Dün akşam Konyarlar'la birlikte idik. Gündemin önemli bölümünü pembeler kapladı doğal olarak! Bunların toprakta "kalsiyum" sevdikleri konuşuluyordu bir ara. Rasim, civarda bol miktarda kum midyesi kabuğu bulunduğundan, onları fideleri ektiği toprağın üstüne serpeceğinden sözetti.

Ya Vergilius'un bundan ikibin küsür yıl önceki tavsiyesine ne demeli? (Aynı kitap sayfa 33:)

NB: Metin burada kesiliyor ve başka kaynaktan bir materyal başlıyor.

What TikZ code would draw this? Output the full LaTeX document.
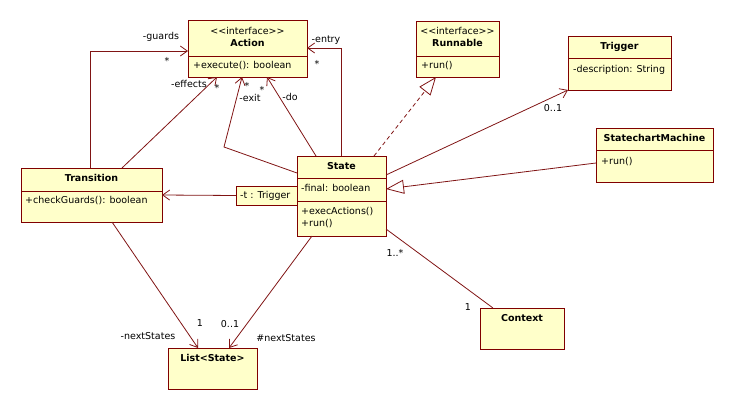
\documentclass[tikz,border=0pt]{standalone}
\usepackage{fontspec}
\setmainfont{DejaVu Sans}
\usetikzlibrary{arrows.meta,calc}
\definecolor{umlfill}{RGB}{255,255,202}
\definecolor{umledge}{RGB}{128,0,0}
\definecolor{umlline}{RGB}{128,20,20}
\tikzset{
  classbox/.style={draw=umledge, fill=umlfill, line width=1pt, anchor=north west, inner sep=0pt, outer sep=0pt},
  compline/.style={draw=umledge, line width=1pt},
  classname/.style={font=\fontsize{9.5}{11}\selectfont\bfseries, anchor=mid, inner sep=0pt},
  stereo/.style={font=\fontsize{9.5}{11}\selectfont, anchor=mid, inner sep=0pt},
  member/.style={font=\fontsize{9.5}{11}\selectfont, anchor=mid west, inner sep=0pt},
  role/.style={font=\fontsize{9.5}{11}\selectfont, anchor=mid, inner sep=0pt},
  assoc/.style={draw=umlline, line width=0.8pt},
  navig/.style={assoc, -{Straight Barb[length=7pt,width=10pt]}},
  inherit/.style={assoc, -{Triangle[open,length=18pt,width=14pt,fill=white]}},
  realize/.style={inherit, dash pattern=on 4pt off 3pt},
}
\begin{document}
\begin{tikzpicture}[x=1pt,y=-1pt]
	%%%%% START %%%%%
	\useasboundingbox (0,0) rectangle (734,410);
	\def\tx{5}

	% interfaces
	\node[classbox, minimum width=119, minimum height=57] (action) at (188,20) {};
	\draw[compline] ([yshift=-36]action.north west) -- ([yshift=-36]action.north east);
	\node[stereo] (actionstereo) at ([yshift=-12]action.north) {<{}<interface>{}>};
	\node[classname] (actiontitle) at ([yshift=-24]action.north) {Action};
	\node[member] (actionop) at ([xshift=\tx,yshift=-46]action.north west) {+execute(): boolean};

	\node[classbox, minimum width=83, minimum height=56] (runnable) at (416,21) {};
	\draw[compline] ([yshift=-35]runnable.north west) -- ([yshift=-35]runnable.north east);
	\node[stereo] (runnablestereo) at ([yshift=-11]runnable.north) {<{}<interface>{}>};
	\node[classname] (runnabletitle) at ([yshift=-23]runnable.north) {Runnable};
	\node[member] (runnableop) at ([xshift=\tx,yshift=-45]runnable.north west) {+run()};

	% classes
	\node[classbox, minimum width=103, minimum height=54] (trigger) at (568,36) {};
	\draw[compline] ([yshift=-22]trigger.north west) -- ([yshift=-22]trigger.north east);
	\node[classname] (triggertitle) at ([yshift=-11]trigger.north) {Trigger};
	\node[member] (triggerattr) at ([xshift=\tx,yshift=-34]trigger.north west) {-description: String};

	\node[classbox, minimum width=117, minimum height=54] (machine) at (596,128) {};
	\draw[compline] ([yshift=-22]machine.north west) -- ([yshift=-22]machine.north east);
	\node[classname] (machinetitle) at ([yshift=-11]machine.north) {StatechartMachine};
	\node[member] (machineop) at ([xshift=\tx,yshift=-34]machine.north west) {+run()};

	\node[classbox, minimum width=89, minimum height=80] (state) at (297,156) {};
	\draw[compline] ([yshift=-22]state.north west) -- ([yshift=-22]state.north east);
	\draw[compline] ([yshift=-45]state.north west) -- ([yshift=-45]state.north east);
	\node[classname] (statetitle) at ([yshift=-11]state.north) {State};
	\node[member] (stateattr) at ([xshift=4,yshift=-33]state.north west) {-final: boolean};
	\node[member] (stateopa) at ([xshift=4,yshift=-56]state.north west) {+execActions()};
	\node[member] (stateopb) at ([xshift=4,yshift=-68]state.north west) {+run()};

	\node[classbox, minimum width=61, minimum height=19] (tbox) at (236,186) {};
	\node[member] (tboxattr) at ([xshift=4]tbox.west) {-t : Trigger};

	\node[classbox, minimum width=141, minimum height=54] (transition) at (21,168) {};
	\draw[compline] ([yshift=-23]transition.north west) -- ([yshift=-23]transition.north east);
	\node[classname] (transitiontitle) at ([yshift=-11]transition.north) {Transition};
	\node[member] (transitionop) at ([xshift=4,yshift=-33]transition.north west) {+checkGuards(): boolean};

	\node[classbox, minimum width=89, minimum height=41] (list) at (168,348) {};
	\node[classname] (listtitle) at ([yshift=-11]list.north) {List<State>};

	\node[classbox, minimum width=84, minimum height=41] (context) at (480,308) {};
	\node[classname] (contexttitle) at ([yshift=-11]context.north) {Context};

	% associations to Action
	\draw[navig] ([xshift=69]transition.north west) |- ([yshift=-31]action.north west);
	\draw[navig] ([xshift=101]transition.north west) -- ([xshift=29]action.south west);
	\coordinate (exitbend) at (224,147);
	\draw[navig] ([yshift=-17]state.north west) -- (exitbend) -- ([xshift=54]action.south west);
	\draw[navig] ([xshift=19]state.north west) -- ([xshift=79]action.south west);
	\draw[navig] ([xshift=44]state.north west) |- ([yshift=-28]action.north east);

	\node[role] (guardsrole) at (161,37) {-guards};
	\node[role] (guardsmult) at (167,62) {*};
	\node[role] (effectsrole) at (189,85) {-effects};
	\node[role] (effectsmult) at (217,89) {*};
	\node[role] (exitmult) at (247,87) {*};
	\node[role] (exitrole) at (250,99) {-exit};
	\node[role] (domult) at (262,91) {*};
	\node[role] (dorole) at (290,98) {-do};
	\node[role] (entryrole) at (326,40) {-entry};
	\node[role] (entrymult) at (317,65) {*};

	% other relations
	\draw[realize] ([xshift=77]state.north west) -- ([xshift=20]runnable.south west);
	\draw[navig] ([yshift=-19]state.north east) -- (trigger.south west);
	\node[role] (triggermult) at (553,109) {0..1};
	\draw[inherit] ([yshift=-35]machine.north west) -- ([yshift=-33]state.north east);
	\draw[navig] (tbox.west) -- (transition.east);

	\draw[navig] ([xshift=91]transition.south west) -- ([xshift=30]list.north west);
	\draw[navig] ([xshift=15]state.south west) -- ([xshift=61]list.north west);
	\node[role] (nextrole) at (148,337) {-nextStates};
	\node[role] (nextmult) at (200,324) {1};
	\node[role] (statenextmult) at (230,325) {0..1};
	\node[role] (statenextrole) at (286,339) {\#nextStates};

	\draw[assoc] ([yshift=7]state.south east) -- ([xshift=13]context.north west);
	\node[role] (statemult) at (395,254) {1..*};
	\node[role] (contextmult) at (468,308) {1};
	%%%%% END %%%%%
\end{tikzpicture}
\end{document}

"Tarlana hangi ağaç fidesi ekersen, ek bir de
zengin gübre serp mutlaka, unutma bol toprakla örtmeyi de,
gözenekli taşları ya da sert midye kabuklarını göm içine;
aralarından su sızacak böylece, incecik buharlar süzülecek derinlere,
ve sürgünler boy atacak içe içe..."

"İçgüdüsel" organik tarım yapan ve toprağı sütle sulayan Bafralı çiftçiyi, Romalı şair Vergilius'u -ki bir çiftçi çocuğuymuş- ve kentsoylu heykeltraş Rasim'i yaratıcı ve üretken kılan bu kültür, şimdi elle tutulur mu tutulmaz mı? Korunur mu korunmaz mı? Kalk Raci hoca kalk, kalk da sen ver cevabı, ben içinden çıkamıyorum bu rastlantıların artık. Daha fide bulacağız yeni üyelerimize... Allahtan buralarda "bahar uzadı" Hümeyra'nın yorumuyla. Hala vaktimiz var balkonlarda denemeler yapmaya...
****************
EK:

26 Ocak 2009

Yukardaki içeriği gireli 3 yıl olmuş... Bu sabah bu web günlüğü ile ilgili istatistiklere bakarken bir bağlantı dikkatimi çekti. Prof. Dürüşken'in de bir web günlüğü var. Bu kitap ile ilgili içeriğe bizim yukardakini de "Bir Yorum" başlığıyla eklemişler.
Ben de onu bu web günlüğüne tekrar eklemek istedim. Ama yeni bir içerikle değil de bunun altına! Pentimento gibi oldu böylece!